§ **Raw data**
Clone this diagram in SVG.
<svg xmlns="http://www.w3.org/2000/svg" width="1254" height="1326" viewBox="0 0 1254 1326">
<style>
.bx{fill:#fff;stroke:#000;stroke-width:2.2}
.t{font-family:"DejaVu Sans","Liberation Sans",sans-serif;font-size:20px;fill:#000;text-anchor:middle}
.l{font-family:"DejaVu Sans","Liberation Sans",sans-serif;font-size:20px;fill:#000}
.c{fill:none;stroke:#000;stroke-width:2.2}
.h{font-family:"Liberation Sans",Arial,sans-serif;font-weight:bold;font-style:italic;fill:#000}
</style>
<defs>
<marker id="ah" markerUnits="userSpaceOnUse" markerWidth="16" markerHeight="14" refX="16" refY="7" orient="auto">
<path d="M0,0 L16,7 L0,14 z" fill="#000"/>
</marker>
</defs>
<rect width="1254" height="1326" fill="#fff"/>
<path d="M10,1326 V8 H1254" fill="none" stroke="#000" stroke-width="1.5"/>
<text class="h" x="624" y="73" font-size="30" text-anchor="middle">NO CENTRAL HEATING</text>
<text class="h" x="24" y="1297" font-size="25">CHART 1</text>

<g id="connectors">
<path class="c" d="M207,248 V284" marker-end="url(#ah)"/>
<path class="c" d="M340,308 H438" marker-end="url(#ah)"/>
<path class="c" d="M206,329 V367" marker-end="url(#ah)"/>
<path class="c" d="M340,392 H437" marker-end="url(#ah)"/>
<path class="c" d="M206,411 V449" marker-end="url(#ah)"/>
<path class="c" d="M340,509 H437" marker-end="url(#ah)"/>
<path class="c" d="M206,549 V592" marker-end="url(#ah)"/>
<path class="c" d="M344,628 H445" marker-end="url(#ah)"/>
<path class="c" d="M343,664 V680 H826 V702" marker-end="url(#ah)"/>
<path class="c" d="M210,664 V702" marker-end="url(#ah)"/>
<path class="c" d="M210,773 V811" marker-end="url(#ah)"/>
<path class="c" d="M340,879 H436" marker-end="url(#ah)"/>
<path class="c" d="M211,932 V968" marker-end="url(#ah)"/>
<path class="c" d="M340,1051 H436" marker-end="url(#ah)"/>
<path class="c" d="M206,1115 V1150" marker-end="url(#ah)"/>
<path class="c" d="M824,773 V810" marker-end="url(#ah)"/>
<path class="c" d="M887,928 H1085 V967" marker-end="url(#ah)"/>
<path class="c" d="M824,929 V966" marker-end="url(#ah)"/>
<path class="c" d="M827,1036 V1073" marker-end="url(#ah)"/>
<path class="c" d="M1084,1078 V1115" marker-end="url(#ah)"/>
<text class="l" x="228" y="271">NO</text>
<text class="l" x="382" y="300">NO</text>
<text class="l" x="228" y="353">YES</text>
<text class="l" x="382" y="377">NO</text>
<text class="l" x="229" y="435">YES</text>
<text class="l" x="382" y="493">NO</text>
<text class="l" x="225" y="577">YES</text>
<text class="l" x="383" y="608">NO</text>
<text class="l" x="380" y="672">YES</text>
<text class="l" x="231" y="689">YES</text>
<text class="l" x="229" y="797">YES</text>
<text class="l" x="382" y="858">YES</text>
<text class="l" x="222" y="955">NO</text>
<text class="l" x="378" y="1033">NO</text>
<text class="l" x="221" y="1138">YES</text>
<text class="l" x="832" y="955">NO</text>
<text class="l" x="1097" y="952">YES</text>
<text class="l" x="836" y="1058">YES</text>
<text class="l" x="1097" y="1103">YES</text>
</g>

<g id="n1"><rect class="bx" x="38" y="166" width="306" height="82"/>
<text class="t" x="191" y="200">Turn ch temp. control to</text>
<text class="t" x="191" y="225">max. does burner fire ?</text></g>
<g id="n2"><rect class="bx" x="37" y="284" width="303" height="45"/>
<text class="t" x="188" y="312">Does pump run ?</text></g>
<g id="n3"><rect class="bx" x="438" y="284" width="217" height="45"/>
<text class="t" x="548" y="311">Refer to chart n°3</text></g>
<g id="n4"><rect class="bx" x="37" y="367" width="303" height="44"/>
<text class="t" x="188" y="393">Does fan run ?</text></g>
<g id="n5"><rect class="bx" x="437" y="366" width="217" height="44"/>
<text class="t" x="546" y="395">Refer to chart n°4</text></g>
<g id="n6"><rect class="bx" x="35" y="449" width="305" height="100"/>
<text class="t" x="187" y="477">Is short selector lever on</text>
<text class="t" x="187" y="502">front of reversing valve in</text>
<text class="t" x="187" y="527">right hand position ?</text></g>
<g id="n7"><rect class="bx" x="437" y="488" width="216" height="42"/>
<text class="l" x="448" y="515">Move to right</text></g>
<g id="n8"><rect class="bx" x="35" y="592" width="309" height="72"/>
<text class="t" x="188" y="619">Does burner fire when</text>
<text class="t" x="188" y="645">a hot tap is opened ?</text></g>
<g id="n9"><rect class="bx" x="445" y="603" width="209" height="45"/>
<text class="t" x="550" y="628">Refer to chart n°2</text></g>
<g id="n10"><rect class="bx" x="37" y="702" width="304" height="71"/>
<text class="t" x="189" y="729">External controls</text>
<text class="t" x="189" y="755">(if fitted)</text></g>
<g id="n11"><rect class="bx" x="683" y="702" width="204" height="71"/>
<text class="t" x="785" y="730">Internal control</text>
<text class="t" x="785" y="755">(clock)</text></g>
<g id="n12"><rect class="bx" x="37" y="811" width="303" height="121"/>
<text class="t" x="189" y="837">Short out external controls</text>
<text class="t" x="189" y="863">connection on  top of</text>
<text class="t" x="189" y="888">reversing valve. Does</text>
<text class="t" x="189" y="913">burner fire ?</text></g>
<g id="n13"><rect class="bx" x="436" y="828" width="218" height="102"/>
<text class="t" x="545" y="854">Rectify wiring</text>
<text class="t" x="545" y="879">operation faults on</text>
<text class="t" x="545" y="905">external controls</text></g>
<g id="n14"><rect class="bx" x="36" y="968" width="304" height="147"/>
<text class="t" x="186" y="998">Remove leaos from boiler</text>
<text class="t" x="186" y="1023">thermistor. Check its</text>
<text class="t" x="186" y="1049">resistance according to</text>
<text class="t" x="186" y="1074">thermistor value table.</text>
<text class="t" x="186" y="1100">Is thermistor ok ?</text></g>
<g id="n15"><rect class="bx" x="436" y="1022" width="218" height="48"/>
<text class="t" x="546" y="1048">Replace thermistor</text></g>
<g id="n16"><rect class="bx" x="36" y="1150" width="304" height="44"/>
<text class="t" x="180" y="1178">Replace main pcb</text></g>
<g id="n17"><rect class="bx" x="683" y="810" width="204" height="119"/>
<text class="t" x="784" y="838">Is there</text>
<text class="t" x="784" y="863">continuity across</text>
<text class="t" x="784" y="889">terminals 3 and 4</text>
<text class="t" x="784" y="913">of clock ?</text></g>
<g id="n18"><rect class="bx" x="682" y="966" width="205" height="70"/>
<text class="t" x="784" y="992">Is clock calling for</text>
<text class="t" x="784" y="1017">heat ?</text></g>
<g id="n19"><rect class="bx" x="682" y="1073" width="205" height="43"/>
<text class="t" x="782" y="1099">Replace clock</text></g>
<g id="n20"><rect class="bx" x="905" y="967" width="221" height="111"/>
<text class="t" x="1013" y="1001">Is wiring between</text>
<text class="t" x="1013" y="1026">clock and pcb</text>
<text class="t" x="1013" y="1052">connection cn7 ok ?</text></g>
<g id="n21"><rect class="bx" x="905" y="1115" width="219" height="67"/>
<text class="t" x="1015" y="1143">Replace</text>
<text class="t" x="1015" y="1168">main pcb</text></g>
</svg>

§ **Objective**
Copy each line of the data above without altering a single character.

§ **Result of this exercise**
Clone this diagram in SVG.
<svg xmlns="http://www.w3.org/2000/svg" width="1254" height="1326" viewBox="0 0 1254 1326">
<style>
.bx{fill:#fff;stroke:#000;stroke-width:2.2}
.t{font-family:"DejaVu Sans","Liberation Sans",sans-serif;font-size:20px;fill:#000;text-anchor:middle}
.l{font-family:"DejaVu Sans","Liberation Sans",sans-serif;font-size:20px;fill:#000}
.c{fill:none;stroke:#000;stroke-width:2.2}
.h{font-family:"Liberation Sans",Arial,sans-serif;font-weight:bold;font-style:italic;fill:#000}
</style>
<defs>
<marker id="ah" markerUnits="userSpaceOnUse" markerWidth="16" markerHeight="14" refX="16" refY="7" orient="auto">
<path d="M0,0 L16,7 L0,14 z" fill="#000"/>
</marker>
</defs>
<rect width="1254" height="1326" fill="#fff"/>
<path d="M10,1326 V8 H1254" fill="none" stroke="#000" stroke-width="1.5"/>
<text class="h" x="624" y="73" font-size="30" text-anchor="middle">NO CENTRAL HEATING</text>
<text class="h" x="24" y="1297" font-size="25">CHART 1</text>

<g id="connectors">
<path class="c" d="M207,248 V284" marker-end="url(#ah)"/>
<path class="c" d="M340,308 H438" marker-end="url(#ah)"/>
<path class="c" d="M206,329 V367" marker-end="url(#ah)"/>
<path class="c" d="M340,392 H437" marker-end="url(#ah)"/>
<path class="c" d="M206,411 V449" marker-end="url(#ah)"/>
<path class="c" d="M340,509 H437" marker-end="url(#ah)"/>
<path class="c" d="M206,549 V592" marker-end="url(#ah)"/>
<path class="c" d="M344,628 H445" marker-end="url(#ah)"/>
<path class="c" d="M343,664 V680 H826 V702" marker-end="url(#ah)"/>
<path class="c" d="M210,664 V702" marker-end="url(#ah)"/>
<path class="c" d="M210,773 V811" marker-end="url(#ah)"/>
<path class="c" d="M340,879 H436" marker-end="url(#ah)"/>
<path class="c" d="M211,932 V968" marker-end="url(#ah)"/>
<path class="c" d="M340,1051 H436" marker-end="url(#ah)"/>
<path class="c" d="M206,1115 V1150" marker-end="url(#ah)"/>
<path class="c" d="M824,773 V810" marker-end="url(#ah)"/>
<path class="c" d="M887,928 H1085 V967" marker-end="url(#ah)"/>
<path class="c" d="M824,929 V966" marker-end="url(#ah)"/>
<path class="c" d="M827,1036 V1073" marker-end="url(#ah)"/>
<path class="c" d="M1084,1078 V1115" marker-end="url(#ah)"/>
<text class="l" x="228" y="271">NO</text>
<text class="l" x="382" y="300">NO</text>
<text class="l" x="228" y="353">YES</text>
<text class="l" x="382" y="377">NO</text>
<text class="l" x="229" y="435">YES</text>
<text class="l" x="382" y="493">NO</text>
<text class="l" x="225" y="577">YES</text>
<text class="l" x="383" y="608">NO</text>
<text class="l" x="380" y="672">YES</text>
<text class="l" x="231" y="689">YES</text>
<text class="l" x="229" y="797">YES</text>
<text class="l" x="382" y="858">YES</text>
<text class="l" x="222" y="955">NO</text>
<text class="l" x="378" y="1033">NO</text>
<text class="l" x="221" y="1138">YES</text>
<text class="l" x="832" y="955">NO</text>
<text class="l" x="1097" y="952">YES</text>
<text class="l" x="836" y="1058">YES</text>
<text class="l" x="1097" y="1103">YES</text>
</g>

<g id="n1"><rect class="bx" x="38" y="166" width="306" height="82"/>
<text class="t" x="191" y="200">Turn ch temp. control to</text>
<text class="t" x="191" y="225">max. does burner fire ?</text></g>
<g id="n2"><rect class="bx" x="37" y="284" width="303" height="45"/>
<text class="t" x="188" y="312">Does pump run ?</text></g>
<g id="n3"><rect class="bx" x="438" y="284" width="217" height="45"/>
<text class="t" x="548" y="311">Refer to chart n°3</text></g>
<g id="n4"><rect class="bx" x="37" y="367" width="303" height="44"/>
<text class="t" x="188" y="393">Does fan run ?</text></g>
<g id="n5"><rect class="bx" x="437" y="366" width="217" height="44"/>
<text class="t" x="546" y="395">Refer to chart n°4</text></g>
<g id="n6"><rect class="bx" x="35" y="449" width="305" height="100"/>
<text class="t" x="187" y="477">Is short selector lever on</text>
<text class="t" x="187" y="502">front of reversing valve in</text>
<text class="t" x="187" y="527">right hand position ?</text></g>
<g id="n7"><rect class="bx" x="437" y="488" width="216" height="42"/>
<text class="l" x="448" y="515">Move to right</text></g>
<g id="n8"><rect class="bx" x="35" y="592" width="309" height="72"/>
<text class="t" x="188" y="619">Does burner fire when</text>
<text class="t" x="188" y="645">a hot tap is opened ?</text></g>
<g id="n9"><rect class="bx" x="445" y="603" width="209" height="45"/>
<text class="t" x="550" y="628">Refer to chart n°2</text></g>
<g id="n10"><rect class="bx" x="37" y="702" width="304" height="71"/>
<text class="t" x="189" y="729">External controls</text>
<text class="t" x="189" y="755">(if fitted)</text></g>
<g id="n11"><rect class="bx" x="683" y="702" width="204" height="71"/>
<text class="t" x="785" y="730">Internal control</text>
<text class="t" x="785" y="755">(clock)</text></g>
<g id="n12"><rect class="bx" x="37" y="811" width="303" height="121"/>
<text class="t" x="189" y="837">Short out external controls</text>
<text class="t" x="189" y="863">connection on  top of</text>
<text class="t" x="189" y="888">reversing valve. Does</text>
<text class="t" x="189" y="913">burner fire ?</text></g>
<g id="n13"><rect class="bx" x="436" y="828" width="218" height="102"/>
<text class="t" x="545" y="854">Rectify wiring</text>
<text class="t" x="545" y="879">operation faults on</text>
<text class="t" x="545" y="905">external controls</text></g>
<g id="n14"><rect class="bx" x="36" y="968" width="304" height="147"/>
<text class="t" x="186" y="998">Remove leaos from boiler</text>
<text class="t" x="186" y="1023">thermistor. Check its</text>
<text class="t" x="186" y="1049">resistance according to</text>
<text class="t" x="186" y="1074">thermistor value table.</text>
<text class="t" x="186" y="1100">Is thermistor ok ?</text></g>
<g id="n15"><rect class="bx" x="436" y="1022" width="218" height="48"/>
<text class="t" x="546" y="1048">Replace thermistor</text></g>
<g id="n16"><rect class="bx" x="36" y="1150" width="304" height="44"/>
<text class="t" x="180" y="1178">Replace main pcb</text></g>
<g id="n17"><rect class="bx" x="683" y="810" width="204" height="119"/>
<text class="t" x="784" y="838">Is there</text>
<text class="t" x="784" y="863">continuity across</text>
<text class="t" x="784" y="889">terminals 3 and 4</text>
<text class="t" x="784" y="913">of clock ?</text></g>
<g id="n18"><rect class="bx" x="682" y="966" width="205" height="70"/>
<text class="t" x="784" y="992">Is clock calling for</text>
<text class="t" x="784" y="1017">heat ?</text></g>
<g id="n19"><rect class="bx" x="682" y="1073" width="205" height="43"/>
<text class="t" x="782" y="1099">Replace clock</text></g>
<g id="n20"><rect class="bx" x="905" y="967" width="221" height="111"/>
<text class="t" x="1013" y="1001">Is wiring between</text>
<text class="t" x="1013" y="1026">clock and pcb</text>
<text class="t" x="1013" y="1052">connection cn7 ok ?</text></g>
<g id="n21"><rect class="bx" x="905" y="1115" width="219" height="67"/>
<text class="t" x="1015" y="1143">Replace</text>
<text class="t" x="1015" y="1168">main pcb</text></g>
</svg>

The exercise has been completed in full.